### Recorded data
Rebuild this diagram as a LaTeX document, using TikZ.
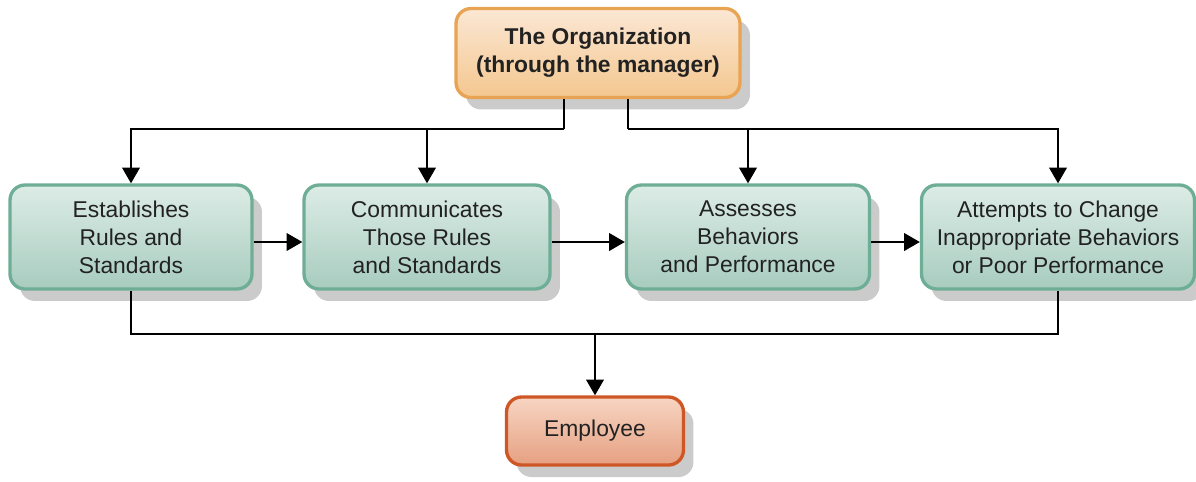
\documentclass[tikz,border=0pt]{standalone}
\usepackage{fontspec}
\setmainfont{Liberation Sans}
\usetikzlibrary{arrows.meta,positioning,shadows}

\definecolor{grnline}{HTML}{6FAE96}
\definecolor{grntop}{HTML}{DCECE6}
\definecolor{grnbot}{HTML}{A8CCBF}
\definecolor{orgline}{HTML}{E8A452}
\definecolor{orgtop}{HTML}{FBE7D4}
\definecolor{orgbot}{HTML}{F4C78F}
\definecolor{empline}{HTML}{CF5726}
\definecolor{emptop}{HTML}{F7D5C3}
\definecolor{empbot}{HTML}{E6A081}
\definecolor{shade}{HTML}{CBCBCB}
\definecolor{txt}{HTML}{222222}

\begin{document}
\begin{tikzpicture}[x=0.02cm, y=-0.02cm,
    box/.style={line width=1.9pt, rounded corners=0.3cm, inner sep=0pt, align=center,
      text=txt, font=\fontsize{13}{16}\selectfont,
      drop shadow={shadow xshift=0.2cm, shadow yshift=-0.24cm, fill=shade, opacity=1}},
    stage/.style={box, draw=grnline, top color=grntop, middle color=grntop!80!grnbot, bottom color=grnbot, minimum height=2.08cm},
    source/.style={box, draw=orgline, top color=orgtop, middle color=orgtop!80!orgbot, bottom color=orgbot, font=\fontsize{13}{16}\selectfont\bfseries},
    target/.style={box, draw=empline, top color=emptop, middle color=emptop!80!empbot, bottom color=empbot},
    arr/.style={-{Triangle[length=9pt, width=10pt]}, line width=1.3pt},
    wire/.style={line width=1.3pt},
  ]
  \useasboundingbox (0,0) rectangle (1196,481);

  % source on top, employee at the bottom
  \node[source, minimum width=5.68cm, minimum height=1.78cm] (org) at (598,53) {The Organization\\(through the manager)};
  \node[target, minimum width=3.54cm, minimum height=1.36cm] (emp) at (595,431) {Employee};

  % the four steps, left to right
  \node[stage, minimum width=4.84cm] (est) at (131,237) {Establishes\\Rules and\\Standards};
  \node[stage, minimum width=4.92cm] (com) at (427,237) {Communicates\\Those Rules\\and Standards};
  \node[stage, minimum width=4.86cm] (ass) at (748,237) {Assesses\\Behaviors\\and Performance};
  \node[stage, minimum width=5.46cm] (att) at (1058,237) {Attempts to Change\\Inappropriate Behaviors\\or Poor Performance};

  % bus points
  \coordinate (busL) at (564,129);
  \coordinate (busR) at (628,129);
  \coordinate (busB) at (596,334);

  % organization down to the steps
  \draw[wire] (org.south -| busL) -- (busL);
  \draw[wire] (org.south -| busR) -- (busR);
  \draw[arr] (busL) -| (est.north);
  \draw[arr] (busL) -| (com.north);
  \draw[arr] (busR) -| (ass.north);
  \draw[arr] (busR) -| (att.north);

  % step to step
  \draw[arr] ([yshift=-0.1cm]est.east) -- ([yshift=-0.1cm]com.west);
  \draw[arr] ([yshift=-0.1cm]com.east) -- ([yshift=-0.1cm]ass.west);
  \draw[arr] ([yshift=-0.1cm]ass.east) -- ([yshift=-0.1cm]att.west);

  % steps down to the employee
  \draw[wire] (est.south) |- (busB) -| (att.south);
  \draw[arr] (emp.north |- busB) -- (emp.north);
\end{tikzpicture}
\end{document}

### Task description
Give the data above again in full and unchanged, skipping the pictures.

### Solution to the problem
Rebuild this diagram as a LaTeX document, using TikZ.
\documentclass[tikz,border=0pt]{standalone}
\usepackage{fontspec}
\setmainfont{Liberation Sans}
\usetikzlibrary{arrows.meta,positioning,shadows}

\definecolor{grnline}{HTML}{6FAE96}
\definecolor{grntop}{HTML}{DCECE6}
\definecolor{grnbot}{HTML}{A8CCBF}
\definecolor{orgline}{HTML}{E8A452}
\definecolor{orgtop}{HTML}{FBE7D4}
\definecolor{orgbot}{HTML}{F4C78F}
\definecolor{empline}{HTML}{CF5726}
\definecolor{emptop}{HTML}{F7D5C3}
\definecolor{empbot}{HTML}{E6A081}
\definecolor{shade}{HTML}{CBCBCB}
\definecolor{txt}{HTML}{222222}

\begin{document}
\begin{tikzpicture}[x=0.02cm, y=-0.02cm,
    box/.style={line width=1.9pt, rounded corners=0.3cm, inner sep=0pt, align=center,
      text=txt, font=\fontsize{13}{16}\selectfont,
      drop shadow={shadow xshift=0.2cm, shadow yshift=-0.24cm, fill=shade, opacity=1}},
    stage/.style={box, draw=grnline, top color=grntop, middle color=grntop!80!grnbot, bottom color=grnbot, minimum height=2.08cm},
    source/.style={box, draw=orgline, top color=orgtop, middle color=orgtop!80!orgbot, bottom color=orgbot, font=\fontsize{13}{16}\selectfont\bfseries},
    target/.style={box, draw=empline, top color=emptop, middle color=emptop!80!empbot, bottom color=empbot},
    arr/.style={-{Triangle[length=9pt, width=10pt]}, line width=1.3pt},
    wire/.style={line width=1.3pt},
  ]
  \useasboundingbox (0,0) rectangle (1196,481);

  % source on top, employee at the bottom
  \node[source, minimum width=5.68cm, minimum height=1.78cm] (org) at (598,53) {The Organization\\(through the manager)};
  \node[target, minimum width=3.54cm, minimum height=1.36cm] (emp) at (595,431) {Employee};

  % the four steps, left to right
  \node[stage, minimum width=4.84cm] (est) at (131,237) {Establishes\\Rules and\\Standards};
  \node[stage, minimum width=4.92cm] (com) at (427,237) {Communicates\\Those Rules\\and Standards};
  \node[stage, minimum width=4.86cm] (ass) at (748,237) {Assesses\\Behaviors\\and Performance};
  \node[stage, minimum width=5.46cm] (att) at (1058,237) {Attempts to Change\\Inappropriate Behaviors\\or Poor Performance};

  % bus points
  \coordinate (busL) at (564,129);
  \coordinate (busR) at (628,129);
  \coordinate (busB) at (596,334);

  % organization down to the steps
  \draw[wire] (org.south -| busL) -- (busL);
  \draw[wire] (org.south -| busR) -- (busR);
  \draw[arr] (busL) -| (est.north);
  \draw[arr] (busL) -| (com.north);
  \draw[arr] (busR) -| (ass.north);
  \draw[arr] (busR) -| (att.north);

  % step to step
  \draw[arr] ([yshift=-0.1cm]est.east) -- ([yshift=-0.1cm]com.west);
  \draw[arr] ([yshift=-0.1cm]com.east) -- ([yshift=-0.1cm]ass.west);
  \draw[arr] ([yshift=-0.1cm]ass.east) -- ([yshift=-0.1cm]att.west);

  % steps down to the employee
  \draw[wire] (est.south) |- (busB) -| (att.south);
  \draw[arr] (emp.north |- busB) -- (emp.north);
\end{tikzpicture}
\end{document}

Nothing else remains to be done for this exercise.